» Task prompt: Return verbatim the inclusive range of lines running from the line that contains "Output the LaTeX" to the line that contains "minimum width=140pt, minimum". Omit every other line.

» Figure scripts:
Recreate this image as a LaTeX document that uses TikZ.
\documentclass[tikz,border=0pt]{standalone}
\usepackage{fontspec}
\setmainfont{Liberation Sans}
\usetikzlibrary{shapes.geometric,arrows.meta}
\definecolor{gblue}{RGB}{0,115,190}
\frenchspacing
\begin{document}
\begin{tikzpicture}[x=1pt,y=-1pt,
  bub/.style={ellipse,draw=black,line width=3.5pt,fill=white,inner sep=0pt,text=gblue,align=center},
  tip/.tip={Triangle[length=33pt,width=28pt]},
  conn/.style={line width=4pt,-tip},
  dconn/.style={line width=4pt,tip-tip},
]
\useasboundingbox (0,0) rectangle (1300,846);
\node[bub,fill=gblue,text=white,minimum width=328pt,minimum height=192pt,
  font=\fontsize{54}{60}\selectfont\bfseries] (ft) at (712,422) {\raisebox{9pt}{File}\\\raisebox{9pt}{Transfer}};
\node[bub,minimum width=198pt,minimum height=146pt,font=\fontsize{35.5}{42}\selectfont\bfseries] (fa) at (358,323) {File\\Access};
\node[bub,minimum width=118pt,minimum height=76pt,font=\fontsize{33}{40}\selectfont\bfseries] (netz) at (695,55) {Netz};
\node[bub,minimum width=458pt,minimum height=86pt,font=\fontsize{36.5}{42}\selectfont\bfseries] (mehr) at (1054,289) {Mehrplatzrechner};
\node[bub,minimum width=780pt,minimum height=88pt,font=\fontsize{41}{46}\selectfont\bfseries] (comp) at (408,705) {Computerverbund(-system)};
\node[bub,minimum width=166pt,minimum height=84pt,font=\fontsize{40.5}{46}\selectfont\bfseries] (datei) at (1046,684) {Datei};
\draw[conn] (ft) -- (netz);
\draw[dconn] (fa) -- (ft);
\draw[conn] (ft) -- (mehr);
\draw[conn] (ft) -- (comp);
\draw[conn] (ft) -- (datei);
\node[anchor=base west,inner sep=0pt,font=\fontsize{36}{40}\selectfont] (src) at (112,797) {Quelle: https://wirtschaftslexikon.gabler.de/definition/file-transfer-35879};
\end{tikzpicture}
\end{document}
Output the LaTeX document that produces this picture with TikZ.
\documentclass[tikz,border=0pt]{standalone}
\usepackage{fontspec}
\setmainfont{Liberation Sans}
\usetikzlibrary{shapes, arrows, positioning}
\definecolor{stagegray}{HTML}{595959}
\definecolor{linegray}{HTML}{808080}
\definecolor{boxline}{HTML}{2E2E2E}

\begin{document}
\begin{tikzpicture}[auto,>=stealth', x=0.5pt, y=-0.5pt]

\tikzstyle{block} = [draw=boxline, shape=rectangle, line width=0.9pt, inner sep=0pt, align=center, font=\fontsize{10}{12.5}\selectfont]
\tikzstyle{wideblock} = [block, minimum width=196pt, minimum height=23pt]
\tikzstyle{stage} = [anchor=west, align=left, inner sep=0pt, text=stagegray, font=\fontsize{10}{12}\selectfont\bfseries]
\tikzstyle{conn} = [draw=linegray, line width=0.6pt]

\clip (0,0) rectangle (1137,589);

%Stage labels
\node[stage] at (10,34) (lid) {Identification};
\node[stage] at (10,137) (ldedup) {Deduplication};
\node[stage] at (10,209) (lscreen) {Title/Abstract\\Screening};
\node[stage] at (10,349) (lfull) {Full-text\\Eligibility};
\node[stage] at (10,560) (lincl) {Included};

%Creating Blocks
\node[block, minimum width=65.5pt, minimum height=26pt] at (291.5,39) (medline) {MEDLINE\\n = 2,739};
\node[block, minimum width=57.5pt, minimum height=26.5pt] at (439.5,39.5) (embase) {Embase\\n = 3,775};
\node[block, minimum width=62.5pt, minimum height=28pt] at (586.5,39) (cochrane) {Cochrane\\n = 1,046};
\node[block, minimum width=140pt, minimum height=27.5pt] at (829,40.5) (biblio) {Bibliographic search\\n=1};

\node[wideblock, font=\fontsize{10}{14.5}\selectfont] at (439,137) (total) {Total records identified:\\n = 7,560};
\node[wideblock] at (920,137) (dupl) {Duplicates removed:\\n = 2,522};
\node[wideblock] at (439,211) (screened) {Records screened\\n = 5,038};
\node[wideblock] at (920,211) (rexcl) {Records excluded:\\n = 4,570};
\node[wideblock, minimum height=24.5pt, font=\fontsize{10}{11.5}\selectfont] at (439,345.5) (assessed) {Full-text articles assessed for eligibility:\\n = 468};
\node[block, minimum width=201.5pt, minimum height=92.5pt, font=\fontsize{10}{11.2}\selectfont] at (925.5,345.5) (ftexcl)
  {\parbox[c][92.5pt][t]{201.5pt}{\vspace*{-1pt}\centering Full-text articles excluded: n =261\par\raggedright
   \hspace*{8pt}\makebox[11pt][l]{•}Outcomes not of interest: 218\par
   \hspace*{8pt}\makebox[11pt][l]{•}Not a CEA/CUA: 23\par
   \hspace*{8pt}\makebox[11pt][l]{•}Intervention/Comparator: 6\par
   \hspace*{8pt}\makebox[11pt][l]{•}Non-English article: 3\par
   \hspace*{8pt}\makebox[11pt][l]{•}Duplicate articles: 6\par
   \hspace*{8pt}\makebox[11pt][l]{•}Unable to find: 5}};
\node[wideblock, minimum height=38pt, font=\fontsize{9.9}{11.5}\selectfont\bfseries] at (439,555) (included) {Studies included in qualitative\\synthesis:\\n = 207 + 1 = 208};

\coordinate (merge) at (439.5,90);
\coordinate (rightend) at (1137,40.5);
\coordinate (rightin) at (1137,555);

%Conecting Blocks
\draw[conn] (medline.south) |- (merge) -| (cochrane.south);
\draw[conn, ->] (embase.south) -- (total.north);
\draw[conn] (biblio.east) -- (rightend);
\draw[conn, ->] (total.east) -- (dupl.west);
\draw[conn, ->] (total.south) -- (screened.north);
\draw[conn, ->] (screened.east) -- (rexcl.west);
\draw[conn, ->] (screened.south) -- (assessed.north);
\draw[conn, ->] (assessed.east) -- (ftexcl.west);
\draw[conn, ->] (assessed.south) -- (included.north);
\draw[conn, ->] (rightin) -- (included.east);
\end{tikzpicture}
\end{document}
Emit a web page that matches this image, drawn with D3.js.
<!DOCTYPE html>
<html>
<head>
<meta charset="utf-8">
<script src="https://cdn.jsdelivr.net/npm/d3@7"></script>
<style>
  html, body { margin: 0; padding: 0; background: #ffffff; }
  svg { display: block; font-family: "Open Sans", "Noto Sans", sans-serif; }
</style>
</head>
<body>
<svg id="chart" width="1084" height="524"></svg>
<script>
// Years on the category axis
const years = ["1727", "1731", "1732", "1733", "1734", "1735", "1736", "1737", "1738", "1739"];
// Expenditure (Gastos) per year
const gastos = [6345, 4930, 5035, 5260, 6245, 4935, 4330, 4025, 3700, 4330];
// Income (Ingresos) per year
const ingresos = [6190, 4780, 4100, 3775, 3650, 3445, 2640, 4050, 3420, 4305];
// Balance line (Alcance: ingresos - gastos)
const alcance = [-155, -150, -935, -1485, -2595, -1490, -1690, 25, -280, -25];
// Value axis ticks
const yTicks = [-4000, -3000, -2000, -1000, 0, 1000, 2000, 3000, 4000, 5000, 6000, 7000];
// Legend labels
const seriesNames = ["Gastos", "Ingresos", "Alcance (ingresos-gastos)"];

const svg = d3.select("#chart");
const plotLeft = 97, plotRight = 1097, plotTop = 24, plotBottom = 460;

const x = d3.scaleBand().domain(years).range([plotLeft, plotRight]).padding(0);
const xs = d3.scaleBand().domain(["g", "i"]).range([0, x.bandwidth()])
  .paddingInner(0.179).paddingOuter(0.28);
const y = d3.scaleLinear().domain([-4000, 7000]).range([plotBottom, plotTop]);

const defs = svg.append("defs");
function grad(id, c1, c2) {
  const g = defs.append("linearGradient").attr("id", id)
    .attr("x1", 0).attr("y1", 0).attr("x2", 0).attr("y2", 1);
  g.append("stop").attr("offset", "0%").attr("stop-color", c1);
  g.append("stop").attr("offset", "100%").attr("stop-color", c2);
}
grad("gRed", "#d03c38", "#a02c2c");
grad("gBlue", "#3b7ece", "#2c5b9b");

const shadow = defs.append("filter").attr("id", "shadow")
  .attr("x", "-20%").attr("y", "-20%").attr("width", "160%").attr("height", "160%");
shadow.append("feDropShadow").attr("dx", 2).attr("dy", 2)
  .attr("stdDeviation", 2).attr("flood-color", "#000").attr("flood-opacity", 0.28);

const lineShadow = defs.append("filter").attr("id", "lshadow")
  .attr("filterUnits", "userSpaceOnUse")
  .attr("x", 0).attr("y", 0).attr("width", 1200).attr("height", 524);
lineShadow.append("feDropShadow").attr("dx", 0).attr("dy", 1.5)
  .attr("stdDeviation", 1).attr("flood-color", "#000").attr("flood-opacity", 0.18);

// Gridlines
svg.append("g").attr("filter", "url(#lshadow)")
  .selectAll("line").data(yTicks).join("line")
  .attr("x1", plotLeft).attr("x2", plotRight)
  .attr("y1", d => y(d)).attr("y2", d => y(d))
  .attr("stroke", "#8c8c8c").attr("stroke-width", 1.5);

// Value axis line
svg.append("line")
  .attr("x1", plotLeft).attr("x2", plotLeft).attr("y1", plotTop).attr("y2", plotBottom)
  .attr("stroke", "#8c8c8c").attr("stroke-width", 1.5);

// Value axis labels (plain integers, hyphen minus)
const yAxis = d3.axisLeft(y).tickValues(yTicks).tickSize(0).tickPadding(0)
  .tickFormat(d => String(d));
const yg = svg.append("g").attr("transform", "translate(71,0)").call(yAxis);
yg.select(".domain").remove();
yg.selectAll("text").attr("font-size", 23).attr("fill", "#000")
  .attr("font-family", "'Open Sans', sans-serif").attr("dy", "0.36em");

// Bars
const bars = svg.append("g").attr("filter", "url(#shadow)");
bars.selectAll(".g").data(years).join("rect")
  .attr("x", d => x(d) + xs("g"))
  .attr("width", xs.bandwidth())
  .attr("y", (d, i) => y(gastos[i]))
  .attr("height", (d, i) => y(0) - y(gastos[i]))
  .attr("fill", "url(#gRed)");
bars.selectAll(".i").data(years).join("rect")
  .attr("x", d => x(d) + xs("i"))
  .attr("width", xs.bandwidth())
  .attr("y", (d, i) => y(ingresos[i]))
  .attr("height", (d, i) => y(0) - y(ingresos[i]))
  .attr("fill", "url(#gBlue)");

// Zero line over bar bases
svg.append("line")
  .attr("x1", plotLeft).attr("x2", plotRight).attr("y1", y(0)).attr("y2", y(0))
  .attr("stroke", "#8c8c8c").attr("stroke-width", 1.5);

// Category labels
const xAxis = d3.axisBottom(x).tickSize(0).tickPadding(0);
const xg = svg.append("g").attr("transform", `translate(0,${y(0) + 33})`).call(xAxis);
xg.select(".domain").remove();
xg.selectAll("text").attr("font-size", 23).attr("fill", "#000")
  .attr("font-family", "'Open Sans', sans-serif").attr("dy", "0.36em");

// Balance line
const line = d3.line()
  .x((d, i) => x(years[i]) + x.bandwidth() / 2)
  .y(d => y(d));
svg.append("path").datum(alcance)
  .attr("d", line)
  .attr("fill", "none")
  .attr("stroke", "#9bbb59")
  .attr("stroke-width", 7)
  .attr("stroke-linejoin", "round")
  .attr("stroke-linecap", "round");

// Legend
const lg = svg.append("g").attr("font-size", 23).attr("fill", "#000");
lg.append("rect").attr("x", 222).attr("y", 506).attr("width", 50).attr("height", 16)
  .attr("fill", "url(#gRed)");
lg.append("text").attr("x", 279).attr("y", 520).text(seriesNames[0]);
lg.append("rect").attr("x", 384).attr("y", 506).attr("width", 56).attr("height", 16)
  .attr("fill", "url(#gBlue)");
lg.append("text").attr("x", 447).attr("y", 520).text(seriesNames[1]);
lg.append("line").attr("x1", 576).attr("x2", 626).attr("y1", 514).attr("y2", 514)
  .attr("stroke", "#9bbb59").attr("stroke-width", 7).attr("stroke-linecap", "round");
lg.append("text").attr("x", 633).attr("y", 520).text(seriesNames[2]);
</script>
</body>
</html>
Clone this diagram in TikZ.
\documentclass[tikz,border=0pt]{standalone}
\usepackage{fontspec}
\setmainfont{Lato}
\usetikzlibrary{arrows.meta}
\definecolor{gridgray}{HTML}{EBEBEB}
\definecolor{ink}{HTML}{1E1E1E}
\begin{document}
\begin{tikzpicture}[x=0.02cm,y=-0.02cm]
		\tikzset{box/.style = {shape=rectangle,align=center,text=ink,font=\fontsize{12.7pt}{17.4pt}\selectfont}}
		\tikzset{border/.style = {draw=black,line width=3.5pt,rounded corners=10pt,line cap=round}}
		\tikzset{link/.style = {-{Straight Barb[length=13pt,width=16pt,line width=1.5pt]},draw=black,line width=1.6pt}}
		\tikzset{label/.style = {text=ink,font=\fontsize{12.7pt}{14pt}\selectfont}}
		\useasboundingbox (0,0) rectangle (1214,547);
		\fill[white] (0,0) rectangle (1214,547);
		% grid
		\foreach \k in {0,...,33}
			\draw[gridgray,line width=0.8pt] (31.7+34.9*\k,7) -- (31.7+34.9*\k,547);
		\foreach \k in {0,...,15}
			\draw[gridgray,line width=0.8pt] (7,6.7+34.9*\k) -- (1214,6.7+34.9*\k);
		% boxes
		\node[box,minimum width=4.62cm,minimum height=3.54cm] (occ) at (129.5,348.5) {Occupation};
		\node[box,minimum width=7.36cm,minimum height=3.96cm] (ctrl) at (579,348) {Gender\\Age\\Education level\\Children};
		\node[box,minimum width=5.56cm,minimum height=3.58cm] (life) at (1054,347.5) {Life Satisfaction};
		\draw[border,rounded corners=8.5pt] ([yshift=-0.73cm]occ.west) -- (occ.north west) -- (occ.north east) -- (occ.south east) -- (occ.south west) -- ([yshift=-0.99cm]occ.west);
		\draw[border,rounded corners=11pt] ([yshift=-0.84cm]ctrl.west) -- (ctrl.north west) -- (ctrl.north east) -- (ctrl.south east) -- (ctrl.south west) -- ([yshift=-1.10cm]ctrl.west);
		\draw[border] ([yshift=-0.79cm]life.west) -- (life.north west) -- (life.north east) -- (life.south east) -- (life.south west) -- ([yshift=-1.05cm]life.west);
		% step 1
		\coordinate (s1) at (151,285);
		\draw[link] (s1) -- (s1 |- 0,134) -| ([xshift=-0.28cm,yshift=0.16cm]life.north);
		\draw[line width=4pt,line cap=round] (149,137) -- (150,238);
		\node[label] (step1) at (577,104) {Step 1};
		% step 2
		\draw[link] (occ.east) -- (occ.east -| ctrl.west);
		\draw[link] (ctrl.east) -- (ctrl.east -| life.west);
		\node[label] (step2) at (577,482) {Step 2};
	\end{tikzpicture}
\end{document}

» Exercise output:
Output the LaTeX document that produces this picture with TikZ.
\documentclass[tikz,border=0pt]{standalone}
\usepackage{fontspec}
\setmainfont{Liberation Sans}
\usetikzlibrary{shapes, arrows, positioning}
\definecolor{stagegray}{HTML}{595959}
\definecolor{linegray}{HTML}{808080}
\definecolor{boxline}{HTML}{2E2E2E}

\begin{document}
\begin{tikzpicture}[auto,>=stealth', x=0.5pt, y=-0.5pt]

\tikzstyle{block} = [draw=boxline, shape=rectangle, line width=0.9pt, inner sep=0pt, align=center, font=\fontsize{10}{12.5}\selectfont]
\tikzstyle{wideblock} = [block, minimum width=196pt, minimum height=23pt]
\tikzstyle{stage} = [anchor=west, align=left, inner sep=0pt, text=stagegray, font=\fontsize{10}{12}\selectfont\bfseries]
\tikzstyle{conn} = [draw=linegray, line width=0.6pt]

\clip (0,0) rectangle (1137,589);

%Stage labels
\node[stage] at (10,34) (lid) {Identification};
\node[stage] at (10,137) (ldedup) {Deduplication};
\node[stage] at (10,209) (lscreen) {Title/Abstract\\Screening};
\node[stage] at (10,349) (lfull) {Full-text\\Eligibility};
\node[stage] at (10,560) (lincl) {Included};

%Creating Blocks
\node[block, minimum width=65.5pt, minimum height=26pt] at (291.5,39) (medline) {MEDLINE\\n = 2,739};
\node[block, minimum width=57.5pt, minimum height=26.5pt] at (439.5,39.5) (embase) {Embase\\n = 3,775};
\node[block, minimum width=62.5pt, minimum height=28pt] at (586.5,39) (cochrane) {Cochrane\\n = 1,046};
\node[block, minimum width=140pt, minimum height=27.5pt] at (829,40.5) (biblio) {Bibliographic search\\n=1};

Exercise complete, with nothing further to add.